Saturday, February 25, 2012

This is only the beginning

Waiting for Pilot to get home is absolutely agonizing. And this is only the beginning. 
I don't know how many times I've exclaimed "I hate the army!" And this is only the beginning.
The uncertainty, the never being able to make solid plans. The "let's buy these tickets and if I'm not here, you can take a friend." plans. And this is only the beginning. 

But it is the waiting that gets me. The day of. The he has been gone all week, for three weeks, for months. And today he will come home. Maybe. But maybe not. Maybe it will rain. Maybe the helicopter will need maintenance. Maybe someone will call and say he's needed just one week more.
And this is only the beginning.

Six months ago I looked at the life ahead of me and I had to make a decision. Do I let myself fall in love with this handsome, kind, goofy, faith filled gentleman who could leave at a moment's notice and be gone for months? Everything about him is so perfect for me, we match up as if we were made for each other. Except, there was this one detail. One tiny detail. One enormous detail.

He is a soldier.

There was the question, could I be a soldier's wife? Could I be an Army Wife?

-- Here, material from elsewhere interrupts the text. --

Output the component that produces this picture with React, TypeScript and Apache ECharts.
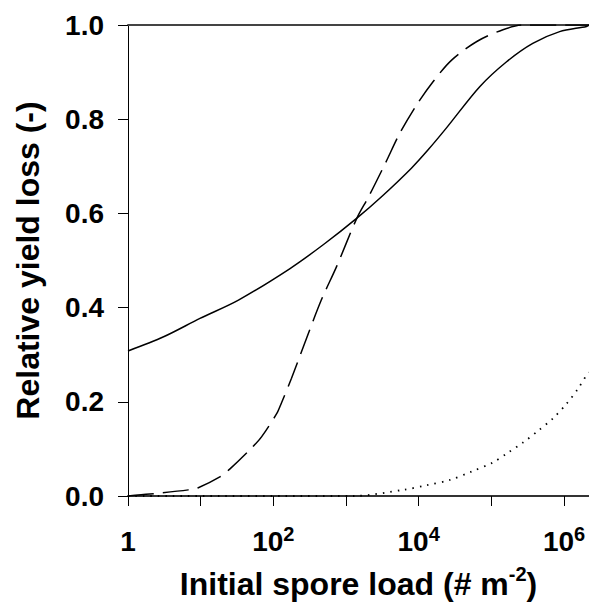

I struggled with the question for months. But every day I fell more in love. Every day it became more apparent, more obvious; I could never live without him. Even if, at times, I could only have him through email and the occasional phone call, he needed to be in my life. Forever. And this is only the beginning.

It is not going to be easy. I know it will not be easy. These six months have not been easy. The last few weeks I have whispered, I feel like I'm always missing you. And to my mother I've let myself cry, I'm going to be missing him our whole lives. And this is only the beginning


The ever loving, never wanting me to suffer mother asks, Are you sure? Is this really what you want? Can you really handle this?


But I know. I have no choice. He is my love. He will always be my love. I have known it from the day we met. We were always meant to be.  And this is only the beginning.


And so I will wait. Wait forever if I have to. I will get up, make my coffee, scramble some eggs, do my laundry, clean the house. And hope. And pray. Pray that the helicopter will fly. That the phone will not ring. Pray that he will be home before dinner.

Because This is only the beginning.

1 comment:

  1. This is so sweet, and so well written. I do.t k.own what it's like to always be waiting, always be missing, so it's hard for me to imagine. I'll bee thinking of you and hoping he comes home today!